While Dillard’s cautioned that its current revenue performance is no indication of future trends, it said its sales in the stores since re-opening through August 1, 2020 were about 72% of the prior year sales on corresponding days.
Just this week, a study by data tracking service Placer.ai suggested department stores like Macy’s, JCPenney and Dillard’s were starting to see traffic wean in recent weeks amid new spikes in COVID-19 cases in Florida, Arizona, Texas and other states.
Dillards, according to Placer, was enjoying traffic gains of 6.6% in February before the pandemic swept across the country. Its visits flatlined in April before both May and June saw traffic move closer to pre-pandemic levels, said the report.
Notably, with most of its stores located in Texas and Florida — both states reopened earlier than much of the U.S. — Dillard’s appeared to sidestep the flatlining that its department store peers saw in May.
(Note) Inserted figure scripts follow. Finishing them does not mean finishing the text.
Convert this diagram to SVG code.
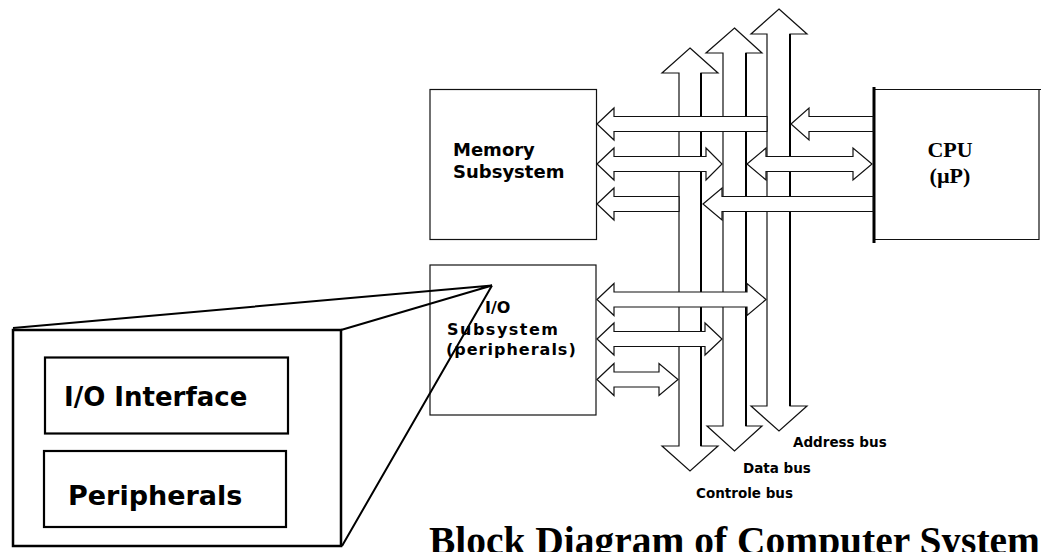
<svg xmlns="http://www.w3.org/2000/svg" width="1041" height="552" viewBox="0 0 1041 552">
<style>
.box{fill:#fff;stroke:#111;stroke-width:1.2}
.bus{fill:#fff;stroke:#111;stroke-width:1.2;stroke-linejoin:miter}
.arr{fill:#fff;stroke:#111;stroke-width:1.2}
.edge{stroke:#000;stroke-width:2}
.zoom{fill:#fff;stroke:#000;stroke-width:2.5}
.inner{fill:#fff;stroke:#000;stroke-width:2.2}
.persp{stroke:#000;stroke-width:2;fill:none}
.sans{font-family:"DejaVu Sans","Liberation Sans",sans-serif;font-weight:bold;fill:#000}
.serif{font-family:"Liberation Serif","Times New Roman",serif;font-weight:bold;fill:#000}
</style>
<rect width="1041" height="552" fill="#fff"/>

<g id="memory">
<rect class="box" x="430" y="89.5" width="166.5" height="150"/>
<text class="sans" x="453" y="156" font-size="18">Memory</text>
<text class="sans" x="453" y="178" font-size="18">Subsystem</text>
</g>

<g id="io-subsystem">
<rect class="box" x="430" y="265" width="166" height="150"/>
<text class="sans" x="485" y="313" font-size="16">I/O</text>
<text class="sans" x="447" y="335" font-size="16" letter-spacing="1.5">Subsystem</text>
<text class="sans" x="446" y="355" font-size="16" letter-spacing="1">(peripherals)</text>
</g>

<g id="cpu">
<path d="M873 89.5 H1041 M1039 89.5 V239.5 H873" fill="none" stroke="#111" stroke-width="1.2"/>
<line x1="874" y1="87" x2="874" y2="243" stroke="#000" stroke-width="3"/>
<text class="serif" x="950" y="157" font-size="22" text-anchor="middle">CPU</text>
<text class="serif" x="950" y="183" font-size="22" text-anchor="middle">(µP)</text>
</g>

<g id="connectors">
<g id="control-bus">
<polygon class="bus" points="690,48 718,73 701,73 701,446 718,446 690,471 662,446 679,446 679,73 662,73"/>
<line class="edge" x1="701" y1="73" x2="701" y2="446"/>
</g>
<g id="data-bus">
<polygon class="bus" points="734.5,28 762,53 746,53 746,426 762,426 734.5,451 707,426 723,426 723,53 706,53"/>
<line class="edge" x1="746" y1="53" x2="746" y2="426"/>
</g>
<g id="address-bus">
<polygon class="bus" points="779,9 807,34 790,34 790,406 807,406 779,431 751,406 767,406 767,34 751,34"/>
<line class="edge" x1="790" y1="34" x2="790" y2="406"/>
</g>

<polygon class="arr" points="597,124 614,108 614,116.5 767,116.5 767,131.5 614,131.5 614,140"/>
<polygon class="arr" points="597,164 614,148 614,156.5 706,156.5 706,148 722,164 706,180 706,171.5 614,171.5 614,180"/>
<polygon class="arr" points="597,204 614,188 614,196.5 679,196.5 679,211.5 614,211.5 614,220"/>

<polygon class="arr" points="791,124 809,108 809,116.5 873,116.5 873,131.5 809,131.5 809,140"/>
<polygon class="arr" points="747,164 766,148 766,156.5 853,156.5 853,148 872,164 853,180 853,171.5 766,171.5 766,180"/>
<polygon class="arr" points="703,204 722,188 722,196.5 873,196.5 873,211.5 722,211.5 722,220"/>

<polygon class="arr" points="597,299.5 614,283.5 614,292 747,292 747,283.5 766,299.5 747,315.5 747,307 614,307 614,315.5"/>
<polygon class="arr" points="597,339 614,323 614,331.5 705,331.5 705,323 722,339 705,355 705,346.5 614,346.5 614,355"/>
<polygon class="arr" points="597,379.5 614,363.5 614,372 659,372 659,363.5 678,379.5 659,395.5 659,387 614,387 614,395.5"/>

<text class="sans" x="793" y="447" font-size="13.5">Address bus</text>
<text class="sans" x="743" y="473" font-size="13.5">Data bus</text>
<text class="sans" x="696" y="498" font-size="13.5">Controle bus</text>
</g>

<g id="io-detail">
<rect class="zoom" x="13" y="330" width="328" height="216"/>
<g id="io-interface">
<rect class="inner" x="45" y="357.5" width="243" height="76"/>
<text class="sans" x="64" y="406" font-size="26">I/O Interface</text>
</g>
<g id="peripherals">
<rect class="inner" x="44" y="451" width="242" height="76"/>
<text class="sans" x="68" y="505" font-size="27">Peripherals</text>
</g>
<path class="persp" d="M13 328 L492 285.5 M341 330 L492 285.5 M342 546 L492 285.5"/>
</g>

<text class="serif" x="429" y="554" font-size="40" textLength="611" lengthAdjust="spacingAndGlyphs">Block Diagram of Computer System</text>
</svg>
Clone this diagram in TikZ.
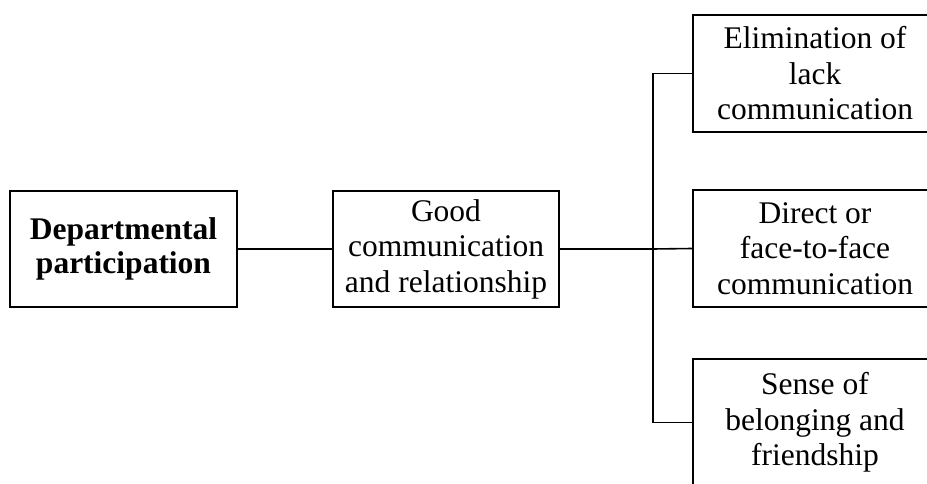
\documentclass[tikz,border=0pt]{standalone}
\usepackage{fontspec}
\setmainfont{Liberation Serif}
\begin{document}
\begin{tikzpicture}[x=1pt,y=-1pt,
  box/.style={draw, line width=1.8pt, align=center, inner sep=0pt,
    font=\fontsize{31.5}{35.5}\selectfont},
  leaf/.style={box, minimum width=244pt, minimum height=117pt},
  link/.style={line width=1.6pt}]
\useasboundingbox (0,0) rectangle (927,484);
\clip (0,0) rectangle (927,484);

% main boxes
\node[box, minimum width=227pt, minimum height=116pt,
  font=\fontsize{31.5}{34}\selectfont\bfseries] (dep) at (123.5,249)
  {Departmental\\participation};
\node[box, minimum width=226pt, minimum height=116pt] (good) at (446,249)
  {Good\\communication\\and relationship};

% branches
\node[leaf] (elim) at (815,73.5) {Elimination of\\lack\\communication};
\node[leaf] (direct) at (815,248.5) {Direct or\\face-to-face\\communication};
\node[leaf, minimum height=127pt] (sense) at (815,422.5)
  {Sense of\\belonging and\\friendship};

% connectors
\coordinate (spine) at (653,249);
\draw[link] (dep) -- (good);
\draw[link] (good.east) -- (spine) -- (direct.west);
\draw[link] (elim.west) -| (spine) |- (sense.west);
\end{tikzpicture}
\end{document}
Still, as those very states experience coronavirus spikes, Placer suggests Dillard’s could be at risk for a significant pullback in traffic.
“The brand’s recovery pace is falling off, or plateauing, from its initial traffic rush after being allowed to reopen,” said the report. “Although visits were just 26.7% down for the week of June 15, the closest to 2019 levels, traffic has continued to decline since then.”
For the second quarter, Dillard’s said its inventory decreased 20% while retail gross margin improved to 31.1% compared with 28.7% for the year-ago period.
“During the quarter, we worked hard to control inventory and expenses,” said Dillard’s CEO William Dillard II. “These measures allowed us to improve gross margin and substantially narrow the loss from the prior year second quarter. We will maintain this conservative financial approach as we move forward.”
The firm declined to provide a full-year outlook, citing the ongoing uncertainty surrounding the pandemic.